For all the acreage the developers stuffed into Just Cause, San Esperito really has only two types of scenery: jungle and ocean. Sadly, the jungle in Acre No. 1 looks identical to the jungle in Acre No. 250,000 (and every acre in between).

And San Esperito's size -- the game's main selling point -- is often a detriment to game play. Because of the huge distances involved, almost any mode of travel other than flight takes forever and a day. Too often you'll find yourself driving a jeep down a dirt road for far too long, miles from civilization -- and fun.

Indeed, "fun" is where Just Cause fumbles: The game doesn't have enough ideas to fill half its sprawling map. Of the 300-plus missions, there are only three or four variations -- none interesting enough to play the dozen or so times required.

Worse, many in-game tasks are shockingly bland "collection missions" that boil down to your picking up a few items within walking distance of each other. No shooting, no parachuting -- you just walk around and pick stuff up. Like Pac-Man.

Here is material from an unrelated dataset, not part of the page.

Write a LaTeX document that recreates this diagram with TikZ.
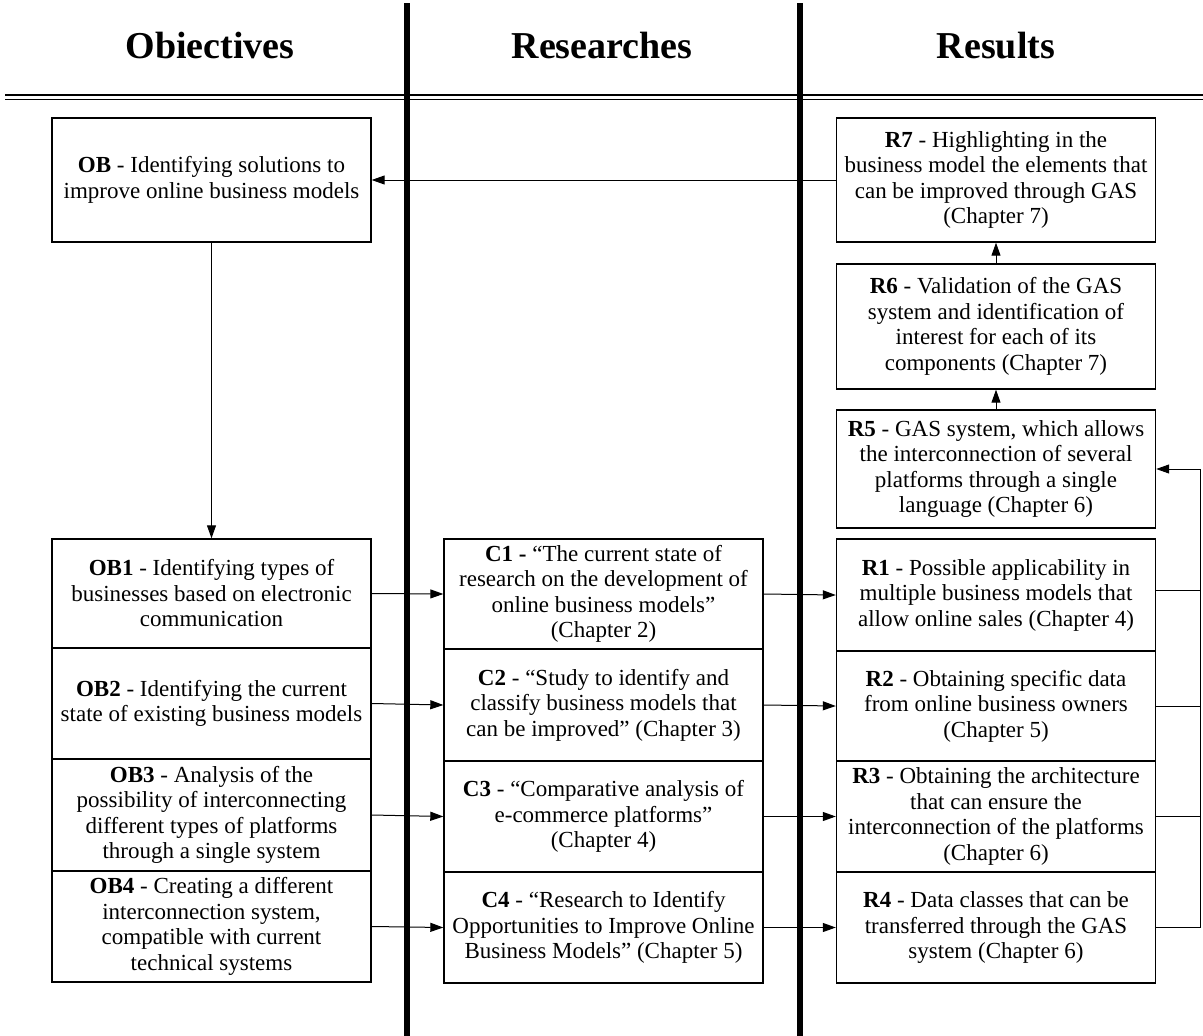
\documentclass[tikz,border=0pt]{standalone}
\usepackage{fontspec}
\setmainfont{Liberation Serif}
\usetikzlibrary{arrows.meta}
\begin{document}
\begin{tikzpicture}[x=1pt,y=-1pt,
  box/.style={draw, line width=1.4pt, minimum width=319pt, align=center,
    inner sep=2pt, font=\fontsize{23}{25.5}\selectfont},
  head/.style={font=\fontsize{38}{40}\selectfont\bfseries, anchor=base},
  conn/.style={line width=1pt},
  arr/.style={line width=1pt, -{Triangle[length=13pt,width=9pt]}},
  rule/.style={line width=5.5pt},
  hrule/.style={line width=1.8pt},
]
\useasboundingbox (0,0) rectangle (1203,1036);
\fill[white] (0,0) rectangle (1203,1036);

% column headings
\node[head] (hob) at (210,58) {Obiectives};
\node[head] (hre) at (602,58) {Researches};
\node[head] (hrs) at (996,58) {Results};

% double rule under the headings and the column separators
\draw[hrule] (5,95) -- (1203,95);
\draw[hrule] (5,99.5) -- (1203,99.5);
\draw[rule] (407,3) -- (407,1036);
\draw[rule] (800,3) -- (800,1036);

% objectives
\node[box, minimum height=124pt] (ob) at (211.5,180)
  {\textbf{OB} - Identifying solutions to\\improve online business models};
\node[box, minimum height=109pt] (ob1) at (211.5,593.5)
  {\textbf{OB1} - Identifying types of\\businesses based on electronic\\communication};
\node[box, minimum height=111pt] (ob2) at (211.5,703.5)
  {\textbf{OB2} - Identifying the current\\state of existing business models};
\node[box, minimum height=112pt] (ob3) at (211.5,815)
  {\textbf{OB3} - Analysis of the\\possibility of interconnecting\\different types of platforms\\through a single system};
\node[box, minimum height=111pt] (ob4) at (211.5,926.5)
  {\textbf{OB4} - Creating a different\\interconnection system,\\compatible with current\\technical systems};

% researches
\node[box, minimum height=110pt] (c1) at (603.5,594)
  {\textbf{C1 -} “The current state of\\research on the development of\\online business models”\\(Chapter 2)};
\node[box, minimum height=112pt] (c2) at (603.5,705)
  {\textbf{C2} - “Study to identify and\\classify business models that\\can be improved” (Chapter 3)};
\node[box, minimum height=111pt] (c3) at (603.5,816.5)
  {\textbf{C3} - “Comparative analysis of\\e-commerce platforms”\\(Chapter 4)};
\node[box, minimum height=111pt] (c4) at (603.5,927.5)
  {\textbf{C4} - “Research to Identify\\Opportunities to Improve Online\\Business Models” (Chapter 5)};

% results
\node[box, minimum height=124pt] (r7) at (996,180)
  {\textbf{R7} - Highlighting in the\\business model the elements that\\can be improved through GAS\\(Chapter 7)};
\node[box, minimum height=125pt] (r6) at (996,326.5)
  {\textbf{R6} - Validation of the GAS\\system and identification of\\interest for each of its\\components (Chapter 7)};
\node[box, minimum height=118pt] (r5) at (996,469)
  {\textbf{R5} - GAS system, which allows\\the interconnection of several\\platforms through a single\\language (Chapter 6)};
\node[box, minimum height=112pt] (r1) at (996,595)
  {\textbf{R1} - Possible applicability in\\multiple business models that\\allow online sales (Chapter 4)};
\node[box, minimum height=110pt] (r2) at (996,706)
  {\textbf{R2} - Obtaining specific data\\from online business owners\\(Chapter 5)};
\node[box, minimum height=111pt] (r3) at (996,816.5)
  {\textbf{R3} - Obtaining the architecture\\that can ensure the\\interconnection of the platforms\\(Chapter 6)};
\node[box, minimum height=111pt] (r4) at (996,927.5)
  {\textbf{R4} - Data classes that can be\\transferred through the GAS\\system (Chapter 6)};

% connectors
\draw[arr] (r7.west) -- (ob.east);
\draw[arr] (ob.south) -- (ob1.north);
\draw[arr] (r6.north) -- (r7.south);
\draw[arr] (r5.north) -- (r6.south);

\foreach \i in {1,2,3,4} {
  \draw[arr] (ob\i.east) -- (c\i.west);
  \draw[arr] (c\i.east) -- (r\i.west);
}

% feedback from R1--R4 into R5
\coordinate (fb) at (1200,469);
\draw[conn] ([yshift=5pt]r1.east) -- ([yshift=5pt]r1.east -| fb);
\draw[conn] (r2.east) -- (r2.east -| fb);
\draw[conn] (r3.east) -- (r3.east -| fb);
\draw[arr] (r4.east) -| (fb) -- (r5.east);
\end{tikzpicture}
\end{document}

The most glaring error is that the missions rarely employ Rico's stunt abilities. It'd be great to leap between planes or jump a car off a bridge and onto a yacht, but most objectives are easily accomplished by walking up to the bad guys' front doors and pulling the trigger.

Even the music -- an appropriately Latin-sounding mix of funky guitars and horns -- is undermined by the fact that it kicks in at completely random times. Make a U-turn in a pickup truck, and the music swells as if you're storming Mendoza's palace.

Overall, Just Cause feels more like a tech demo than a fully realized game. It's a nice playground, with some marvelous views and amusing stunts, but after taking in a few sunsets, you've seen everything San Esperito has to offer. Viva la ho-hum.